DIRECTION – Do not repeat pictures. Repeat exactly the lines of the listing below from its first line through the line with "nan = np.nan".

INFORMATION SUPPLIED –

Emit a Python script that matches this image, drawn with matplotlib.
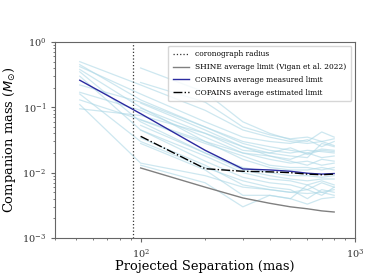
import numpy as np
import matplotlib
matplotlib.use("Agg")
import matplotlib.pyplot as plt

plt.rcParams["font.family"] = "DejaVu Serif"

# separations (mas)
sep = [52, 100, 200, 300, 400, 500, 600, 700, 800]
nan = np.nan

# individual detection limits (Msun), nan = no data
curves = [
    [0.50, 0.22, 0.090, 0.045, 0.035, 0.030, 0.028, 0.030, 0.026],
    [0.42, 0.16, 0.060, 0.035, 0.030, 0.028, 0.032, 0.025, 0.030],
    [0.38, 0.10, 0.030, 0.016, 0.012, 0.011, 0.011, 0.012, 0.011],
    [0.35, 0.06, 0.020, 0.011, 0.009, 0.008, 0.0075, 0.008, 0.008],
    [0.30, 0.045, 0.015, 0.0085, 0.007, 0.0065, 0.0055, 0.007, 0.006],
    [0.22, 0.12, 0.050, 0.028, 0.022, 0.020, 0.022, 0.021, 0.020],
    [0.17, 0.09, 0.035, 0.020, 0.016, 0.014, 0.015, 0.013, 0.014],
    [0.16, 0.03, 0.012, 0.0075, 0.006, 0.0055, 0.004, 0.0055, 0.005],
    [0.13, 0.065, 0.030, 0.020, 0.018, 0.016, 0.020, 0.017, 0.018],
    [0.11, 0.014, 0.009, 0.006, 0.0055, 0.005, 0.0048, 0.005, 0.0045],
    [0.095, 0.075, 0.040, 0.025, 0.020, 0.024, 0.019, 0.022, 0.021],
    [0.45, 0.13, 0.050, 0.030, 0.025, 0.022, 0.020, 0.023, 0.022],
    [nan, 0.40, 0.17, 0.060, 0.040, 0.032, 0.030, 0.042, 0.035],
    [nan, 0.24, 0.12, 0.050, 0.038, 0.033, 0.035, 0.030, 0.033],
    [nan, 0.116, 0.045, 0.025, 0.018, 0.015, 0.013, 0.016, 0.015],
    [nan, 0.053, 0.020, 0.012, 0.010, 0.009, 0.009, 0.0085, 0.009],
    [nan, 0.045, 0.018, 0.010, 0.008, 0.0075, 0.0065, 0.0075, 0.0065],
    [nan, 0.034, 0.013, 0.0065, 0.0055, 0.005, 0.0055, 0.0045, 0.006],
    [nan, 0.028, 0.011, 0.0045, 0.0045, 0.004, 0.0065, 0.005, 0.0055],
    [nan, 0.064, 0.028, 0.018, 0.013, 0.012, 0.012, 0.011, 0.012],
    [nan, 0.097, 0.040, 0.022, 0.020, 0.018, 0.017, 0.028, 0.025],
    [nan, 0.013, 0.007, 0.003, 0.0045, 0.004, 0.0033, 0.004, 0.0042],
]

avg_measured = [0.26, 0.08, 0.022, 0.0114, 0.011, 0.0105, 0.0098, 0.0095, 0.0097]
avg_estimated = [nan, 0.036, 0.0115, 0.0105, 0.0103, 0.0100, 0.0095, 0.0093, 0.0095]
shine = [nan, 0.0118, 0.006, 0.0041, 0.0034, 0.0030, 0.0028, 0.0026, 0.0025]
coro_radius = 92.5

fig = plt.figure(figsize=(3.74, 2.8), dpi=100)
ax = fig.add_axes([0.148, 0.15, 0.801, 0.70])

for c in curves:
    ax.plot(sep, c, color="lightblue", alpha=0.6, lw=0.9)

ax.axvline(coro_radius, color="#333333", ls=":", lw=0.9, label="coronograph radius")
ax.plot(sep, shine, color="gray", lw=1.0, label="SHINE average limit (Vigan et al. 2022)")
ax.plot(sep, avg_measured, color="#2b2ba0", lw=1.0, label="COPAINS average measured limit")
ax.plot(sep, avg_estimated, color="k", ls="-.", lw=1.0, label="COPAINS average estimated limit")

ax.set_xscale("log")
ax.set_yscale("log")
ax.set_xlim(40, 1000)
ax.set_ylim(1e-3, 1)
ax.set_xlabel("Projected Separation (mas)", fontsize=9.4, labelpad=0)
ax.set_ylabel("Companion mass ($M_{\\odot}$)", fontsize=9.4, labelpad=3)

for s in ax.spines.values():
    s.set_color("#666666")
ax.tick_params(which="both", colors="#666666", labelcolor="#333333", labelsize=7)
ax.tick_params(which="major", length=3)
ax.tick_params(which="minor", length=1.5)

ax.legend(loc="upper right", fontsize=5.4, frameon=True, borderpad=0.6, labelspacing=0.65,
          handlelength=2.2)

fig.savefig("out.png", dpi=100)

SOLUTION TO THIS TASK –
Emit a Python script that matches this image, drawn with matplotlib.
import numpy as np
import matplotlib
matplotlib.use("Agg")
import matplotlib.pyplot as plt

plt.rcParams["font.family"] = "DejaVu Serif"

# separations (mas)
sep = [52, 100, 200, 300, 400, 500, 600, 700, 800]
nan = np.nan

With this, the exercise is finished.